Les maisons de luxe restent donc relativement prudentes. Et pour cause : les métavers s’appuient souvent sur des technologies peu matures. Un problème émerge donc : « Il n’y a pas de standard ni de métavers dominant, ni un seul métavers où tout le monde peut se connecter dans le cadre d’une expérience fluide, correspondant aux usages de tout un chacun », relève Benjamin Audon, associate partner chez Circle. C’est justement l’ambition de Mark Zuckerberg avec Meta de créer un tel environnement, à travers son projet de métavers Horizon Worlds. Or, celui-ci est encore très récent : sa première version date de décembre 2021. Et ses performances restent à prouver : fin octobre, la branche de Meta gérant ce projet, Reality Labs, a ainsi annoncé une perte de 3,6 milliards de dollars au troisième trimestre.
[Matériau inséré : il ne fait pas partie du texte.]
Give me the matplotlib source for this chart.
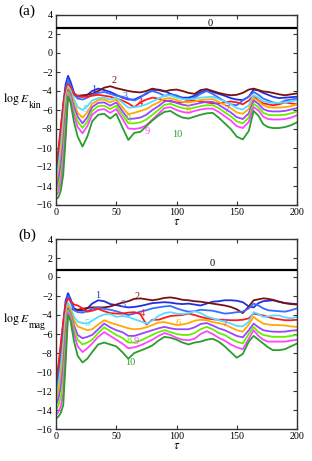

Peu de marques de luxe s’y sont aventurées pour l’instant.
Déceptions
En outre, certaines initiatives métavers ont parfois suscité des déceptions. C’est par exemple le cas de la Metaverse Fashion Week, un défilé virtuel organisé sur la plateforme Decentraland en mars, et auquel ont participé les marques Dolce & Gabbana, Estée Lauder ou encore Etro. « Il y avait un côté mainstream dans la façon dont l’événement était présenté », juge ainsi un consultant. Un autre renchérit : « Chaque fois que cet événement a été mentionné en ma présence, par des marques ou des agences, le retour était négatif. »
Enfin, des incertitudes sur le futur freinent les explorations. « Il est possible que demain, un nouveau métavers apparaisse et capte rapidement une part significative du marché, à l’instar de ce qu’on a pu voir dans le Web 2.0 lors des débuts d’Instagram et de TikTok », détaille ainsi Benjamin Audon, de Circle. Ce sur quoi abonde David Bourguignon, dirigeant de MAD Insight au sein du cabinet spécialisé sur le luxe MAD Network : « Il est concevable qu’à terme, il reste un métavers dominant par usage, y compris un microvers dédié par marque, mais les critères de ségrégation dépendront du génie marketing et créatif des acteurs en présence. »
Toujours convaincus
La plupart des cabinets continuent toutefois à croire au métavers, et arguent qu’il faut simplement patienter encore un peu. « La technologie n’est pas encore en place pour permettre une expérience immersive 3D de qualité, comme les marques de luxe le souhaitent. Mais cela va se passer dans les cinq prochaines années et les marques doivent s’y préparer dès maintenant », estime ainsi Olivier Abtan, partner chez Publicis Sapient. Quant à McKinsey, son enthousiasme ne faiblit pas. Contacté par Consultor, le cabinet déclare « s’attendre à ce que la valeur économique du métavers augmente de façon exponentielle », et considère que ce sujet « reste stratégique pour les marques de luxe ».
Parmi les cabinets qui avaient fait des déclarations particulièrement optimistes sur les promesses du métavers, certains ont toutefois partiellement fait volte-face, du moins en apparence. Ainsi, Joel Hazan, partner du BCG qui avait conseillé le Comité Colbert, s’est fendu d’une publication sur LinkedIn en novembre sur ce sujet. Il y déclare l’échec d’une version universelle du métavers, ainsi que de métavers jeunes postérieurs aux plateformes de jeux traditionnels. Mais cette soudaine lucidité vient surtout appuyer un nouvel argumentaire de vente autour des jeux en ligne, à l’instar de Roblox, désormais marketés sous le nom de « social gaming ».